If I am lucky I stay asleep until my alarm goes off. If not, I’m either woken up by a dog whine, a cat hiss, baseline discomfort or general anxiety. Such is life at the Till family zoo, or life with chronic illness, life during a pandemic, or adulthood period.
Sounds somewhat chaotic, no?
Yes. Yes it is. Anyway, I will share some of my regular AM thoughts as I prep for each day.
Pending my cause for consciousness, my first thought is usually while I lay in bed in the dark for just a moment. At this time, I will take inventory of my body and my overall mood for the day. Do I feel well? Hopefully. Is it a challenge to sit up due to sore, fatigued muscles? Usually. What is that first deep inhale like? On occasion it feels heavy, hard and strenuous due to the tight intercostal muscles (the MS hug is nowhere near as comforting as the name would lead you to believe). Next, as I swing my sleepy legs over the side of the bed and feel around the floor with my feet for my slippers, I usually think, “ugh I should have drank more water last night.” This is often promoted by the blacking out and dizziness that accompanies any movement into a vertical position (this I can attribute to a chronically low blood pressure, but not quite low enough to cause concern apparently).
As I carry on through the morning, moving through my regular routine I think about what my day will feel like. I’ve had MS now for 12.5 years officially and have gotten pretty good at understanding what each feeling or sensation will mean for the remainder of that particular day. So, where most people plan their daily activities, meals, schedules, etc.
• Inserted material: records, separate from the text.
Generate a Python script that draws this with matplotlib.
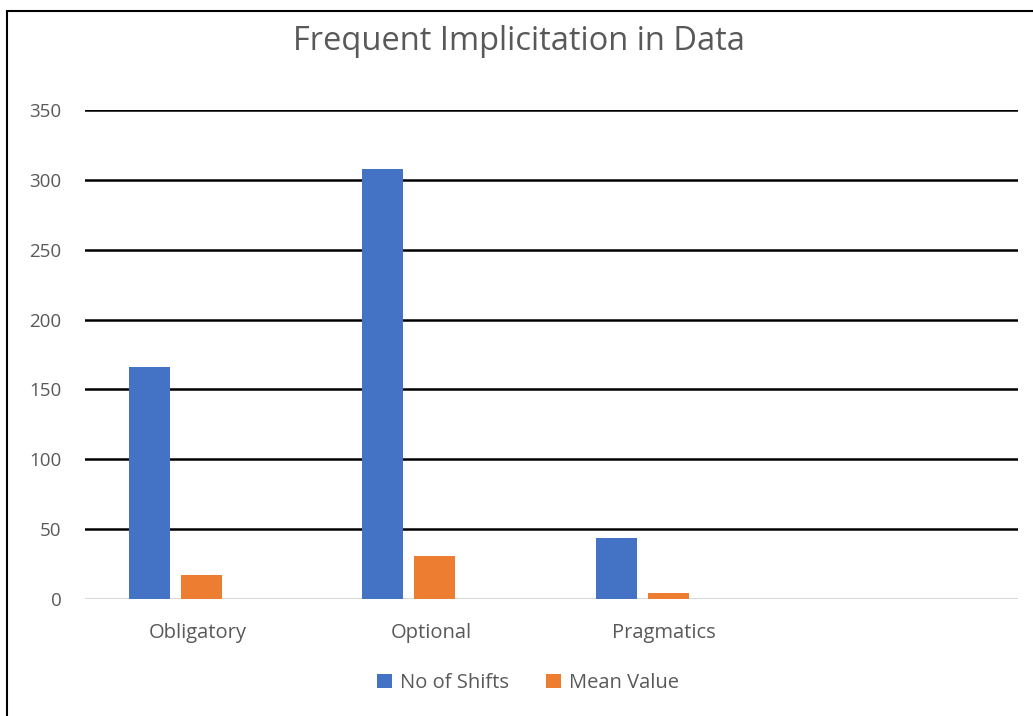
import matplotlib
matplotlib.use('Agg')
import matplotlib.pyplot as plt
import matplotlib.transforms as mtransforms
from matplotlib.patches import Rectangle
import numpy as np

# === Data ===
categories = ["Obligatory", "Optional", "Pragmatics", ""]
no_of_shifts = [166, 308, 44]
mean_value = [17, 31, 4]

BLUE = '#4472C4'
ORANGE = '#ED7D31'
TEXT = '#595959'

plt.rcParams['font.family'] = ['Open Sans', 'DejaVu Sans']

fig = plt.figure(figsize=(10.33, 7.16), dpi=100)
W, H = 1033, 716
# axes box in pixel coords: left 85, right 1018, top 110, bottom 599
ax = fig.add_axes([85 / W, 1 - 599 / H, (1018 - 85) / W, (599 - 110) / H])

# outer chart frame (cut off at right and bottom like the screenshot)
fig.patches.append(Rectangle((7 / W, -0.05), 1.2, 1 - 11 / H + 0.05,
                             transform=fig.transFigure, fill=False,
                             edgecolor='black', linewidth=1.5))

bar_w = 0.176
step = 0.223
x = np.arange(len(no_of_shifts))
ax.bar(x - step, no_of_shifts, width=bar_w, color=BLUE, label='No of Shifts', zorder=3)
ax.bar(x, mean_value, width=bar_w, color=ORANGE, label='Mean Value', zorder=3)

ax.set_xlim(-0.5, len(categories) - 0.5)
ax.set_ylim(0, 350)
ax.set_yticks(np.arange(0, 351, 50))
ax.set_xticks(np.arange(len(categories)))
ax.set_xticklabels(categories)

ax.grid(axis='y', color='black', linewidth=1.8, zorder=0)
ax.set_axisbelow(True)
ax.axhline(0, color='#D9D9D9', linewidth=1.5, zorder=2)

for s in ax.spines.values():
    s.set_visible(False)
ax.tick_params(axis='y', length=0, labelsize=13.5, colors=TEXT, pad=17)
ax.tick_params(axis='x', length=0, labelsize=14.5, colors=TEXT, pad=17)

# nudge category labels slightly left, like the source
shift = mtransforms.ScaledTranslation(-4 / 100, 0, fig.dpi_scale_trans)
for lbl in ax.get_xticklabels():
    lbl.set_transform(lbl.get_transform() + shift)

fig.text(519 / W, 1 - 42 / H, "Frequent Implicitation in Data", ha='center', va='center',
         fontsize=23.5, color=TEXT)

fig.legend(loc='center', bbox_to_anchor=(528 / W, 1 - 683 / H), ncol=2, frameon=False,
           fontsize=14.5, labelcolor=TEXT, handlelength=0.75, handleheight=0.75,
           handletextpad=0.4, columnspacing=1.8)

fig.savefig('out.png', dpi=100)
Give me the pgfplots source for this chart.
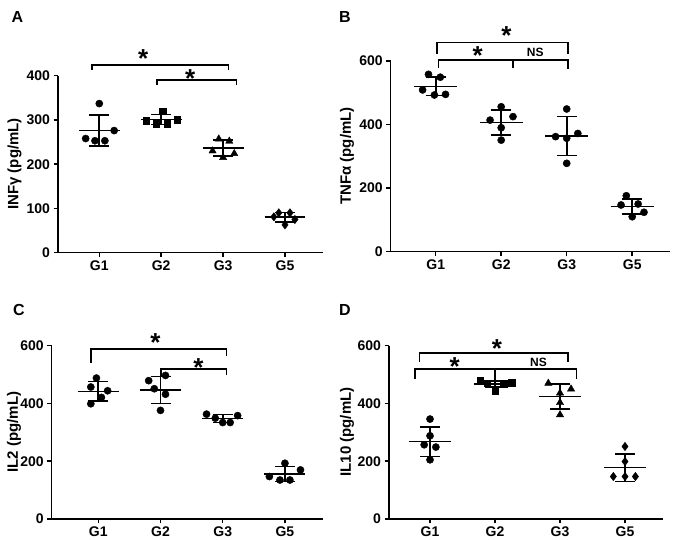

I typically plan for modifications to all of those things in order to achieve optimal function, or to avoid baseline dysfunction. I begin to run though the priorities in my mind; feed self-what can I grab quick, or what’s already made, bathe self-hopefully I prepped and showered the night before, clothing-the comfiest, most reliable outfit options are readily available (thank god leggings can be office casual on occasion). Continuing to thoughts of any variation of self care I can achieve for that day-usually in the form of medication compliance, maybe washing my face and most definitely always a warm cup of coffee (wine at night if I’m lucky).
Now, my thoughts move to everyone and everything else. Are the pets fed? Is dinner thought out and/or is it something Michael can handle if I’m really not up to it? What would it be like to ask him for help but then step away and let go of control (haven’t mastered that one yet, TBD). How long is my work day today, are there chances to catch my breath at all during it? Is today a running day, if it is I should have extra coffee. Do I need a Ritalin? Oh maybe I’ll finally remember to take my electrolytes…probably not. Should I go to the vending machine, no, christina do not waste money when you have perfectly good snacks at home. And my all time favorite daily debate, if I just order lunch out today I can promise myself I won’t do it again until next pay period.
This stream of consciousness is usually followed by Thoughts of hope that all of my friends are okay today, I hope for them to have something good happen at some point and they smile at least once. And I think about each individual and what’s going on with them and follow those thoughts up with as many well wishing texts as I can get in before my day slips away from me (sorry if you’re my friend and you don’t get daily texts).
And by the time 8 AM rolls around I am exhausted, emotionally and physically because I don’t know what it’s like to turn my brain off-hence the wine some nights. At this point though I have prepped, catastrophized, planned and accommodated enough to last a week, fully knowing I will go through that cycle all over again the next morning.